Information provided
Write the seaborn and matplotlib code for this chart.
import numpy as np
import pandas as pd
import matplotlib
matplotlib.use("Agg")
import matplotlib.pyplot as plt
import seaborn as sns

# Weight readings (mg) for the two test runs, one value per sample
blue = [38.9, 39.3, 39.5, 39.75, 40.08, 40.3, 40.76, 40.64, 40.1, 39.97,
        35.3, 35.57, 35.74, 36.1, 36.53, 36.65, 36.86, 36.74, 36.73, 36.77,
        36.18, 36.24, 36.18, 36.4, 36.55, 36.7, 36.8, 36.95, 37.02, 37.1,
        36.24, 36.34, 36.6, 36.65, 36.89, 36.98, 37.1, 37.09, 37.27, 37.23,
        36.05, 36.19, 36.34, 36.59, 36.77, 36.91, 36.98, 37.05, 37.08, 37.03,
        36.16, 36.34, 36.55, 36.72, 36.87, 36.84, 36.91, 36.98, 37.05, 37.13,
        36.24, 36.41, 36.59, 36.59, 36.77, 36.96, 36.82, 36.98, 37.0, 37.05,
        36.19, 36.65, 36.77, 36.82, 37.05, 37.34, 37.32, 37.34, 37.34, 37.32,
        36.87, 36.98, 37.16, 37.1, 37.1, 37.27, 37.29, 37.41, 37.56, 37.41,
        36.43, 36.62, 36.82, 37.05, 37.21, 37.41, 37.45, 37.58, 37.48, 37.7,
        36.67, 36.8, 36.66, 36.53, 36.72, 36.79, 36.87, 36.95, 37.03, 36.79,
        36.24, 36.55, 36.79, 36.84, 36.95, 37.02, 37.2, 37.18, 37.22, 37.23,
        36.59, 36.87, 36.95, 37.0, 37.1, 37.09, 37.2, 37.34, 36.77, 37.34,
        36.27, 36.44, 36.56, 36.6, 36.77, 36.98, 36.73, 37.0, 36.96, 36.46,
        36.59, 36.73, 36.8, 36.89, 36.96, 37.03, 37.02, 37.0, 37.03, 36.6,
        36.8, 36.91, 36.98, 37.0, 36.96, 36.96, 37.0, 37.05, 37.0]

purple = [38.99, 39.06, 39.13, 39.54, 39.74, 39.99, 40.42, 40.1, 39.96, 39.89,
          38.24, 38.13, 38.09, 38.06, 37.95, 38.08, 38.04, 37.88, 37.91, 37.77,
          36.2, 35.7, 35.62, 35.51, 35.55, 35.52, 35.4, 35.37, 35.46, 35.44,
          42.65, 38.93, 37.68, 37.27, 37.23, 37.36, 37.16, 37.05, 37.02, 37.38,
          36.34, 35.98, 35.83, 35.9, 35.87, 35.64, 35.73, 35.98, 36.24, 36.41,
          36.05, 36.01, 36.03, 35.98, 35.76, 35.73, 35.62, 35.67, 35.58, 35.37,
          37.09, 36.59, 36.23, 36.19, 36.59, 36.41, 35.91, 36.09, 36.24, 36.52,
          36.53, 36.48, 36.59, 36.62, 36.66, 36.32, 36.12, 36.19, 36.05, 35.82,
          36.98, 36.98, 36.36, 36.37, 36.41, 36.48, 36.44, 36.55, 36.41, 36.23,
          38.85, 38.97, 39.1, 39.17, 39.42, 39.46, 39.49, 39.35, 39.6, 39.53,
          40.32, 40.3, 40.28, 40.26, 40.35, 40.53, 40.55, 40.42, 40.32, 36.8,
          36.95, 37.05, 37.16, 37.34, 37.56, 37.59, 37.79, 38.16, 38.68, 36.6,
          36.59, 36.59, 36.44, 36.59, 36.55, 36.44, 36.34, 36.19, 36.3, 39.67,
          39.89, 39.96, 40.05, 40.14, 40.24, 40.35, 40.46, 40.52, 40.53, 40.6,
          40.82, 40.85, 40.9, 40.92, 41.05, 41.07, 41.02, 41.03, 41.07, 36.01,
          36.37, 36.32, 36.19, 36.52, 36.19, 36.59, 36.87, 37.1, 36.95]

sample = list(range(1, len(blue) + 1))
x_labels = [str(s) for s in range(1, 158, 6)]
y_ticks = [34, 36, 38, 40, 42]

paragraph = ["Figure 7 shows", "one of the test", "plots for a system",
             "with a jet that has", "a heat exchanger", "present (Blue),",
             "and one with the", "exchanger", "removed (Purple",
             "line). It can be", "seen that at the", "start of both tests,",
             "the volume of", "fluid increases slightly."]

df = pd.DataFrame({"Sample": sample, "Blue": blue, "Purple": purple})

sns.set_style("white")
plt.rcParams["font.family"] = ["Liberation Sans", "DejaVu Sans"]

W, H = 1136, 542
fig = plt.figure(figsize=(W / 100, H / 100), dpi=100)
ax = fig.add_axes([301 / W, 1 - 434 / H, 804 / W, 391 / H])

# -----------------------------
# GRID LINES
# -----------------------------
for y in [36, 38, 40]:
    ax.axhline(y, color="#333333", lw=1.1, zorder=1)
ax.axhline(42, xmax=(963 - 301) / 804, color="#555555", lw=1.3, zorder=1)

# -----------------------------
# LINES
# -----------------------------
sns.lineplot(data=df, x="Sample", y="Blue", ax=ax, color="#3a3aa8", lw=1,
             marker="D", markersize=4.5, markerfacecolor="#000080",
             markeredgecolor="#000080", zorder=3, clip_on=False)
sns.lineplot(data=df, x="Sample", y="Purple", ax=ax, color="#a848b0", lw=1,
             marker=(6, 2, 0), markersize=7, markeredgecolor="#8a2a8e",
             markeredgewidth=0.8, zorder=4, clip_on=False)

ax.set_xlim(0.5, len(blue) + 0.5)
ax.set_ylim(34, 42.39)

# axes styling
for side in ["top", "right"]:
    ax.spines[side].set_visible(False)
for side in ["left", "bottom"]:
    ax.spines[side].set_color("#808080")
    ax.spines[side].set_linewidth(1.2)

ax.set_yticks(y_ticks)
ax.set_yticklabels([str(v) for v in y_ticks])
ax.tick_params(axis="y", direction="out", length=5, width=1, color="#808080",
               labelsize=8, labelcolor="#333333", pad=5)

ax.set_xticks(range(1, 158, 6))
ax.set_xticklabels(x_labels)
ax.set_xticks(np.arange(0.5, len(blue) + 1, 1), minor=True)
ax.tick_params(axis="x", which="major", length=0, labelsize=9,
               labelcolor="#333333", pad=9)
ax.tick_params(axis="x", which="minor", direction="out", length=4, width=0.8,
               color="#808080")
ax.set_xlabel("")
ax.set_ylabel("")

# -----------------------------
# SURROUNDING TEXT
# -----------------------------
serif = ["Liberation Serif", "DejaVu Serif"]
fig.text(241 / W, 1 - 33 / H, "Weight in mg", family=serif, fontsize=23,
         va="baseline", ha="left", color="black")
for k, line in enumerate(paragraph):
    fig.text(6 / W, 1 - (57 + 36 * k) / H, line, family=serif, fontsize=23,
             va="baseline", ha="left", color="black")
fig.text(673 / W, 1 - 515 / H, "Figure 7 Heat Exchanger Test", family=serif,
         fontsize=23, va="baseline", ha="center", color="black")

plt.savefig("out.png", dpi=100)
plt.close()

Short problem
Everything from the first line of the data through the line containing "36.8, 36.91, 36.98, 37.0, 36.96, 36.96, 37.0, 37.05, 37.0]" should be echoed exactly. Add nothing.

Task response
Write the seaborn and matplotlib code for this chart.
import numpy as np
import pandas as pd
import matplotlib
matplotlib.use("Agg")
import matplotlib.pyplot as plt
import seaborn as sns

# Weight readings (mg) for the two test runs, one value per sample
blue = [38.9, 39.3, 39.5, 39.75, 40.08, 40.3, 40.76, 40.64, 40.1, 39.97,
        35.3, 35.57, 35.74, 36.1, 36.53, 36.65, 36.86, 36.74, 36.73, 36.77,
        36.18, 36.24, 36.18, 36.4, 36.55, 36.7, 36.8, 36.95, 37.02, 37.1,
        36.24, 36.34, 36.6, 36.65, 36.89, 36.98, 37.1, 37.09, 37.27, 37.23,
        36.05, 36.19, 36.34, 36.59, 36.77, 36.91, 36.98, 37.05, 37.08, 37.03,
        36.16, 36.34, 36.55, 36.72, 36.87, 36.84, 36.91, 36.98, 37.05, 37.13,
        36.24, 36.41, 36.59, 36.59, 36.77, 36.96, 36.82, 36.98, 37.0, 37.05,
        36.19, 36.65, 36.77, 36.82, 37.05, 37.34, 37.32, 37.34, 37.34, 37.32,
        36.87, 36.98, 37.16, 37.1, 37.1, 37.27, 37.29, 37.41, 37.56, 37.41,
        36.43, 36.62, 36.82, 37.05, 37.21, 37.41, 37.45, 37.58, 37.48, 37.7,
        36.67, 36.8, 36.66, 36.53, 36.72, 36.79, 36.87, 36.95, 37.03, 36.79,
        36.24, 36.55, 36.79, 36.84, 36.95, 37.02, 37.2, 37.18, 37.22, 37.23,
        36.59, 36.87, 36.95, 37.0, 37.1, 37.09, 37.2, 37.34, 36.77, 37.34,
        36.27, 36.44, 36.56, 36.6, 36.77, 36.98, 36.73, 37.0, 36.96, 36.46,
        36.59, 36.73, 36.8, 36.89, 36.96, 37.03, 37.02, 37.0, 37.03, 36.6,
        36.8, 36.91, 36.98, 37.0, 36.96, 36.96, 37.0, 37.05, 37.0]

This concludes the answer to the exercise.